## [The task]
Pictures are not part of the copy. Retype the lines from the first one through the line that contains "(cont) at (1156,175)".

## [Data block]
╔══

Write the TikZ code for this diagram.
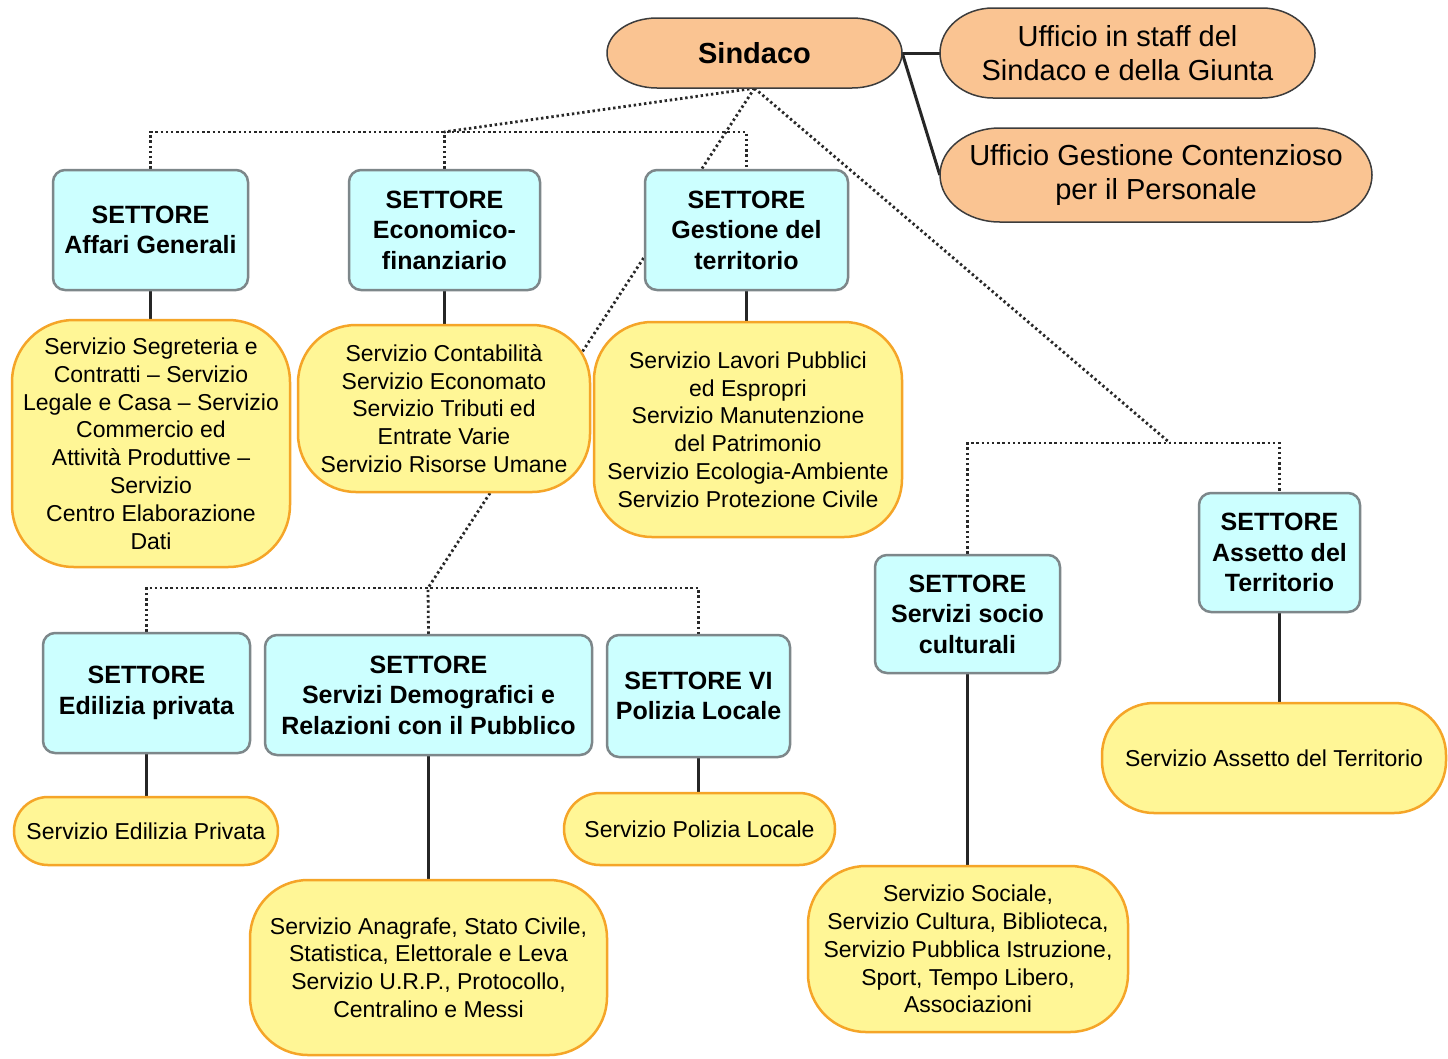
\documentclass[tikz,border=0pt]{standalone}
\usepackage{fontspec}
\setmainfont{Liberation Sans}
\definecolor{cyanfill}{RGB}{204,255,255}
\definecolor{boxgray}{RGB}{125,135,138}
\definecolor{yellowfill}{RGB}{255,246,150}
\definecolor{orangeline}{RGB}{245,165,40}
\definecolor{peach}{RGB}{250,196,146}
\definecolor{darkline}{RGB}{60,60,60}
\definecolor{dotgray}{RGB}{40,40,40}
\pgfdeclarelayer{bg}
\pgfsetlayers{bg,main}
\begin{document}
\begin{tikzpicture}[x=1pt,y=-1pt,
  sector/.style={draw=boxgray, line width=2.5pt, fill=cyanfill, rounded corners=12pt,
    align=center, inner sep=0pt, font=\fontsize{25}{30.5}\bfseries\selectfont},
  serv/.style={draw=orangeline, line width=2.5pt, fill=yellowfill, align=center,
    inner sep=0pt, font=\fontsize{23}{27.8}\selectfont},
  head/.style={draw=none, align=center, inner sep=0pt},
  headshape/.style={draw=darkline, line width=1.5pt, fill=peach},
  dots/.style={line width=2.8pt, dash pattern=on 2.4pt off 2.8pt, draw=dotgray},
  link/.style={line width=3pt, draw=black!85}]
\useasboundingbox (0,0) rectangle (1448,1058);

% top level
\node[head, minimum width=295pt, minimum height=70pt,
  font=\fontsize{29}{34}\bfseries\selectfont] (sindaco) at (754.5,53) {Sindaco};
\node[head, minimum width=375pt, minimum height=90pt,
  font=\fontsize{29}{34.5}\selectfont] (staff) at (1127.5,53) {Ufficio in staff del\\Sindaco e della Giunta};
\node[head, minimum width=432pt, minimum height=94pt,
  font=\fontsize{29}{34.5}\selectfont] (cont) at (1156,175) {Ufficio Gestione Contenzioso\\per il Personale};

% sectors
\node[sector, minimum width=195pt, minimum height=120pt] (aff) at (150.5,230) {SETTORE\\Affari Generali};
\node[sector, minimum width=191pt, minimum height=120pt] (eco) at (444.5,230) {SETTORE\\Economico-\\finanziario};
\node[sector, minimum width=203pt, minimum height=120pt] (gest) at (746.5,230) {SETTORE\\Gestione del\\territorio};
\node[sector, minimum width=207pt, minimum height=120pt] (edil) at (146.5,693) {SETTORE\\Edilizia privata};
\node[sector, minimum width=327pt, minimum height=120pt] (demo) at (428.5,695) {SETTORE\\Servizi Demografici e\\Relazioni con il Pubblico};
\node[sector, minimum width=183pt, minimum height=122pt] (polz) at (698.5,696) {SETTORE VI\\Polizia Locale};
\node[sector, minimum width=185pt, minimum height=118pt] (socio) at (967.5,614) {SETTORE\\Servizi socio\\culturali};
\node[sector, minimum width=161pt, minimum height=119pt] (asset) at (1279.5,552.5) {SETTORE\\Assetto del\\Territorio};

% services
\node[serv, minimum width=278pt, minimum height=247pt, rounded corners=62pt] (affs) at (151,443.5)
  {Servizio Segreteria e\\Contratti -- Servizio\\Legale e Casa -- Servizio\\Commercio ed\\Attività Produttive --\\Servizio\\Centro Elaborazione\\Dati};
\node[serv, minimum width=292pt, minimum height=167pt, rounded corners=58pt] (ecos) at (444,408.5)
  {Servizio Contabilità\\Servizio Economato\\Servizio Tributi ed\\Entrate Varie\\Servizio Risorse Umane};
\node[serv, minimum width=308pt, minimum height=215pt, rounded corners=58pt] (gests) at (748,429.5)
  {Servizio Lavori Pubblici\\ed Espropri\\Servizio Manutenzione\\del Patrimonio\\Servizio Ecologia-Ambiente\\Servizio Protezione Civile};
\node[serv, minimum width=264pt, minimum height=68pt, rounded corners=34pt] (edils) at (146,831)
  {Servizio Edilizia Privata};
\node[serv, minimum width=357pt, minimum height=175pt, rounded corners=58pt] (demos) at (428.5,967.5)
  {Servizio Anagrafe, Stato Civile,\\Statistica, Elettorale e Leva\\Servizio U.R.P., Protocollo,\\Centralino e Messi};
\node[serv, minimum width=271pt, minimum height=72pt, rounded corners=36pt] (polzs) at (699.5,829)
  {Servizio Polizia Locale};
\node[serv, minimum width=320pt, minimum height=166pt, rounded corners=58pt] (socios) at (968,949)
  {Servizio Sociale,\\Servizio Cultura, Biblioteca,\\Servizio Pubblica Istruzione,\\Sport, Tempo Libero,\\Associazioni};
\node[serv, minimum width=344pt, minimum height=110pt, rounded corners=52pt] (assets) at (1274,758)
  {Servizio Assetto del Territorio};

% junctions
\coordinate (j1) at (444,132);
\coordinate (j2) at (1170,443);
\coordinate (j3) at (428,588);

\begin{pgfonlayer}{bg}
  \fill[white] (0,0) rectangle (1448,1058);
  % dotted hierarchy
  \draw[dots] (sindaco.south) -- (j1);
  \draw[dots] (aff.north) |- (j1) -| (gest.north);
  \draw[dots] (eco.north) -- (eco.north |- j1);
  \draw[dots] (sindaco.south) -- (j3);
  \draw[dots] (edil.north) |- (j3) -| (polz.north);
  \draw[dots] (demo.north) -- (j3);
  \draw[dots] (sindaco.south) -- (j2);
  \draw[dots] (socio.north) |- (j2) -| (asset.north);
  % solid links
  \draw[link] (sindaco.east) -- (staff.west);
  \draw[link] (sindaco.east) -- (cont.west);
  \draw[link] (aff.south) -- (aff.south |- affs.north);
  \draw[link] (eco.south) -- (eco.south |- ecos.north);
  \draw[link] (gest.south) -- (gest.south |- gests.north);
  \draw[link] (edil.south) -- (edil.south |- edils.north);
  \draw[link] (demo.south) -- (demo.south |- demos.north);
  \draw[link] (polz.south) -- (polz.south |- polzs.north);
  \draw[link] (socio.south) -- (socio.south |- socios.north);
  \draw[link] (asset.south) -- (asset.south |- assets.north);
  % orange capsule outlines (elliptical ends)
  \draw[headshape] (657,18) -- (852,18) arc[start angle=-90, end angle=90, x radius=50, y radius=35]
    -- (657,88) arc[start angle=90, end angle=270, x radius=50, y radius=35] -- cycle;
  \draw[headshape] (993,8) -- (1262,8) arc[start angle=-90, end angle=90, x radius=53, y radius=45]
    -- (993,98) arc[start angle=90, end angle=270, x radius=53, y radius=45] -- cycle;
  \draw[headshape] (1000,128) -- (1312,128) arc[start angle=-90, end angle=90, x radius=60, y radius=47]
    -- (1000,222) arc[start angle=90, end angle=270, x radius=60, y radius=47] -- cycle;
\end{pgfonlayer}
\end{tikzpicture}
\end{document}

╚══

## [Result for this exercise]
Write the TikZ code for this diagram.
\documentclass[tikz,border=0pt]{standalone}
\usepackage{fontspec}
\setmainfont{Liberation Sans}
\definecolor{cyanfill}{RGB}{204,255,255}
\definecolor{boxgray}{RGB}{125,135,138}
\definecolor{yellowfill}{RGB}{255,246,150}
\definecolor{orangeline}{RGB}{245,165,40}
\definecolor{peach}{RGB}{250,196,146}
\definecolor{darkline}{RGB}{60,60,60}
\definecolor{dotgray}{RGB}{40,40,40}
\pgfdeclarelayer{bg}
\pgfsetlayers{bg,main}
\begin{document}
\begin{tikzpicture}[x=1pt,y=-1pt,
  sector/.style={draw=boxgray, line width=2.5pt, fill=cyanfill, rounded corners=12pt,
    align=center, inner sep=0pt, font=\fontsize{25}{30.5}\bfseries\selectfont},
  serv/.style={draw=orangeline, line width=2.5pt, fill=yellowfill, align=center,
    inner sep=0pt, font=\fontsize{23}{27.8}\selectfont},
  head/.style={draw=none, align=center, inner sep=0pt},
  headshape/.style={draw=darkline, line width=1.5pt, fill=peach},
  dots/.style={line width=2.8pt, dash pattern=on 2.4pt off 2.8pt, draw=dotgray},
  link/.style={line width=3pt, draw=black!85}]
\useasboundingbox (0,0) rectangle (1448,1058);

% top level
\node[head, minimum width=295pt, minimum height=70pt,
  font=\fontsize{29}{34}\bfseries\selectfont] (sindaco) at (754.5,53) {Sindaco};
\node[head, minimum width=375pt, minimum height=90pt,
  font=\fontsize{29}{34.5}\selectfont] (staff) at (1127.5,53) {Ufficio in staff del\\Sindaco e della Giunta};
\node[head, minimum width=432pt, minimum height=94pt,
  font=\fontsize{29}{34.5}\selectfont] (cont) at (1156,175) {Ufficio Gestione Contenzioso\\per il Personale};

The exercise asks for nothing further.